* **TASK DIRECTIONS**
Select all lines holding the word "this" from the entries that follow.

* **DATA ENTRIES**
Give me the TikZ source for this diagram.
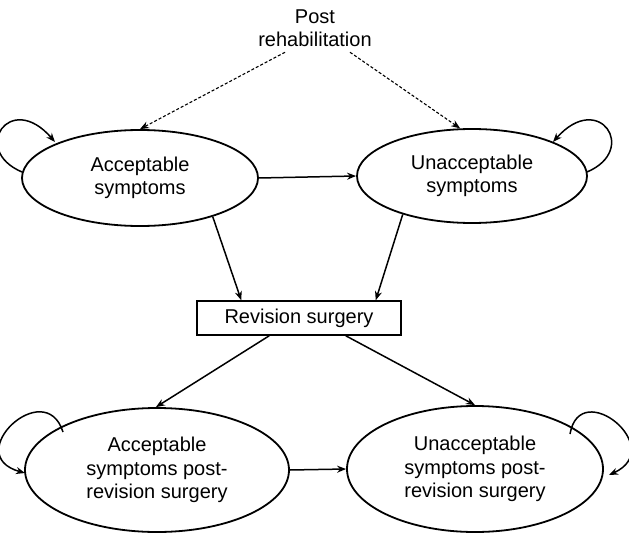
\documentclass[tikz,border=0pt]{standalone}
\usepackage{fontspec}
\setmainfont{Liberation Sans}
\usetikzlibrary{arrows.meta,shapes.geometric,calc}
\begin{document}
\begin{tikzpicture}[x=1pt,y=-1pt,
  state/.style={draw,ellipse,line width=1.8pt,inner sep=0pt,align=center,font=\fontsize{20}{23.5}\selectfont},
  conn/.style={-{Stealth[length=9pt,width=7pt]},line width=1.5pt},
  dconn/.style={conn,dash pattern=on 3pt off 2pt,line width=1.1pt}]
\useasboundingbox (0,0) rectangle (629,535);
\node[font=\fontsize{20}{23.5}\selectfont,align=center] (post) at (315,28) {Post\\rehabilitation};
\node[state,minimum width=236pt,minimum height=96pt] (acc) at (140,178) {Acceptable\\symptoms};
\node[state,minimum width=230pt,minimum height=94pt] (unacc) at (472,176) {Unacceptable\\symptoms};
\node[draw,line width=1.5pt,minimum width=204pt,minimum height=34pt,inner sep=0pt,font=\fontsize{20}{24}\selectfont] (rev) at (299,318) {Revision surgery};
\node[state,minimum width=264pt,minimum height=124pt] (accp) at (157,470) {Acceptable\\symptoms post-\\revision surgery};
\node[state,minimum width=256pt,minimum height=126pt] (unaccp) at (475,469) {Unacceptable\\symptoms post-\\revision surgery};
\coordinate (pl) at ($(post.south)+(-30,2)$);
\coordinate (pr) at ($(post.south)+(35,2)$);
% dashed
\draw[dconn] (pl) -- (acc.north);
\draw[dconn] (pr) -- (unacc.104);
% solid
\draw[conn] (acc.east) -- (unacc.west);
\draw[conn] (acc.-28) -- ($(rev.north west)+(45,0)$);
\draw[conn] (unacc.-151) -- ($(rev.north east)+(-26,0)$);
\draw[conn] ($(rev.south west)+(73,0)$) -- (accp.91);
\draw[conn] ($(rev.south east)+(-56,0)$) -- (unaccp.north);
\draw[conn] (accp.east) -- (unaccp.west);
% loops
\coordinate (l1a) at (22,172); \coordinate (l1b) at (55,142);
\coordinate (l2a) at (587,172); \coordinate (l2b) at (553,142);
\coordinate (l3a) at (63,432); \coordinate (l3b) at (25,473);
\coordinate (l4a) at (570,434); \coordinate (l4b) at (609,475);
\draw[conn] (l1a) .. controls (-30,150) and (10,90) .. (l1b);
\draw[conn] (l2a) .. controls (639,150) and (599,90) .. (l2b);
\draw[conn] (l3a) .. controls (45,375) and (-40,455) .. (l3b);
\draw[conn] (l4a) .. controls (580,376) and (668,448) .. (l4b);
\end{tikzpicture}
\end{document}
---
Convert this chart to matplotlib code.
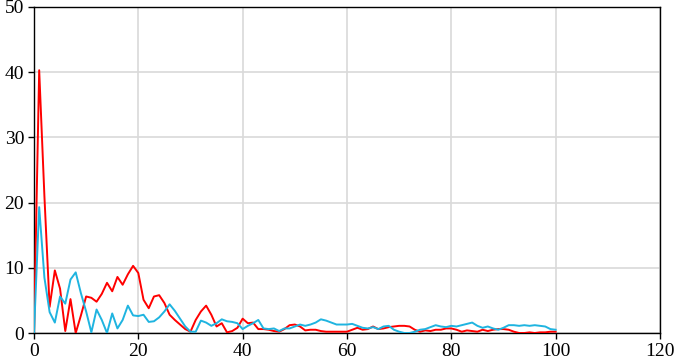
==
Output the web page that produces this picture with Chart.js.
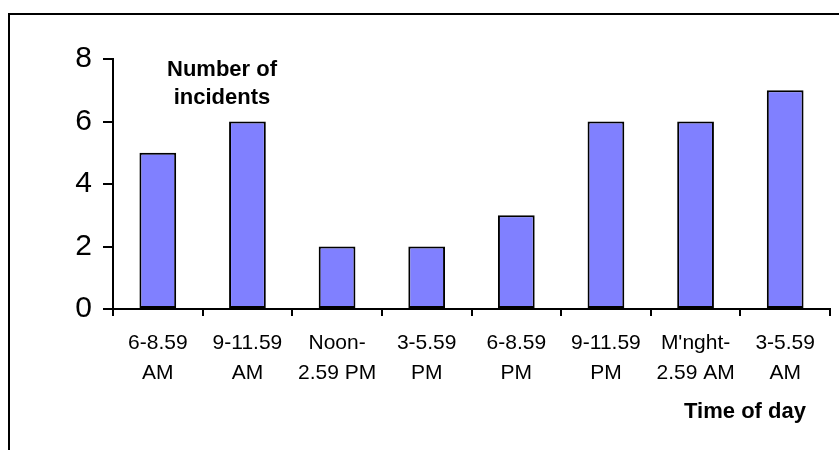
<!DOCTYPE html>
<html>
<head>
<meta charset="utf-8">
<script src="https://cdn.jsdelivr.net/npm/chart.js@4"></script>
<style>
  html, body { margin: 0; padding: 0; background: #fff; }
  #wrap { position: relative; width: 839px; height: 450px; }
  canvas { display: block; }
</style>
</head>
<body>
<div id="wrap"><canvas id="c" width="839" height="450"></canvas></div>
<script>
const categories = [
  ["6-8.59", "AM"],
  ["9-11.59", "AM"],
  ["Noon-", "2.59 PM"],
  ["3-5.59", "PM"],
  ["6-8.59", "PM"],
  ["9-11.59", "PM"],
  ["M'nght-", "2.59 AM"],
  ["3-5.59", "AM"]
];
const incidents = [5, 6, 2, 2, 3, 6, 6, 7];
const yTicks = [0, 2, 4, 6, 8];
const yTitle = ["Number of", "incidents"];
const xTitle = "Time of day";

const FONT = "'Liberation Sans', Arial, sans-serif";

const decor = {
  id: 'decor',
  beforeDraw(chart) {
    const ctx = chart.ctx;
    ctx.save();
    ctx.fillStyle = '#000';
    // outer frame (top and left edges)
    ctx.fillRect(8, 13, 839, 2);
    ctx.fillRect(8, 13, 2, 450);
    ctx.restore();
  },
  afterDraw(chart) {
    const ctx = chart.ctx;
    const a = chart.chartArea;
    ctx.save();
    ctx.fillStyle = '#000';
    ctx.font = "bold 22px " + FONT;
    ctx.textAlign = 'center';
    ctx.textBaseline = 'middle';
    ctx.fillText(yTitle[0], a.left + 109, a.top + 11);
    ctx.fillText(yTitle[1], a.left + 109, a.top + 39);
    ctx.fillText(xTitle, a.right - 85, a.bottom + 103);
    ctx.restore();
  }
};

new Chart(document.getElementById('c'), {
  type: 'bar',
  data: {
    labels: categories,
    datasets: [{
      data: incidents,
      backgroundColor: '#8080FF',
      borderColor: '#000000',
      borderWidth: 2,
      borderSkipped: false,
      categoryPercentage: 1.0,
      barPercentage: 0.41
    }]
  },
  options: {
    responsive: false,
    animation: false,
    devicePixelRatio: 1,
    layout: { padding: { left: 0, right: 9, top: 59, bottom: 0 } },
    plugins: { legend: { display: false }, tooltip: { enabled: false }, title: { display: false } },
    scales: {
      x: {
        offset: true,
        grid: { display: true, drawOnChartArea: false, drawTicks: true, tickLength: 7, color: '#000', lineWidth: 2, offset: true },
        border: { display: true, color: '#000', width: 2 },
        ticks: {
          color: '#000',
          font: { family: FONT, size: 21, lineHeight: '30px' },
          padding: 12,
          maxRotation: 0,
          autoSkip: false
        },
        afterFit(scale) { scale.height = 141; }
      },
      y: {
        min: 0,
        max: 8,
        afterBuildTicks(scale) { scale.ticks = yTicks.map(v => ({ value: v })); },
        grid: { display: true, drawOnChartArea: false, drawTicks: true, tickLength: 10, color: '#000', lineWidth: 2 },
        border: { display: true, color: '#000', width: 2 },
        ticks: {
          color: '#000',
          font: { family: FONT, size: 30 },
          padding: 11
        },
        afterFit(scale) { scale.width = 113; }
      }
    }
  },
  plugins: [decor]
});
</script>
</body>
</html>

* **COMPLETED EXERCISE**
Give me the TikZ source for this diagram.
Convert this chart to matplotlib code.
Output the web page that produces this picture with Chart.js.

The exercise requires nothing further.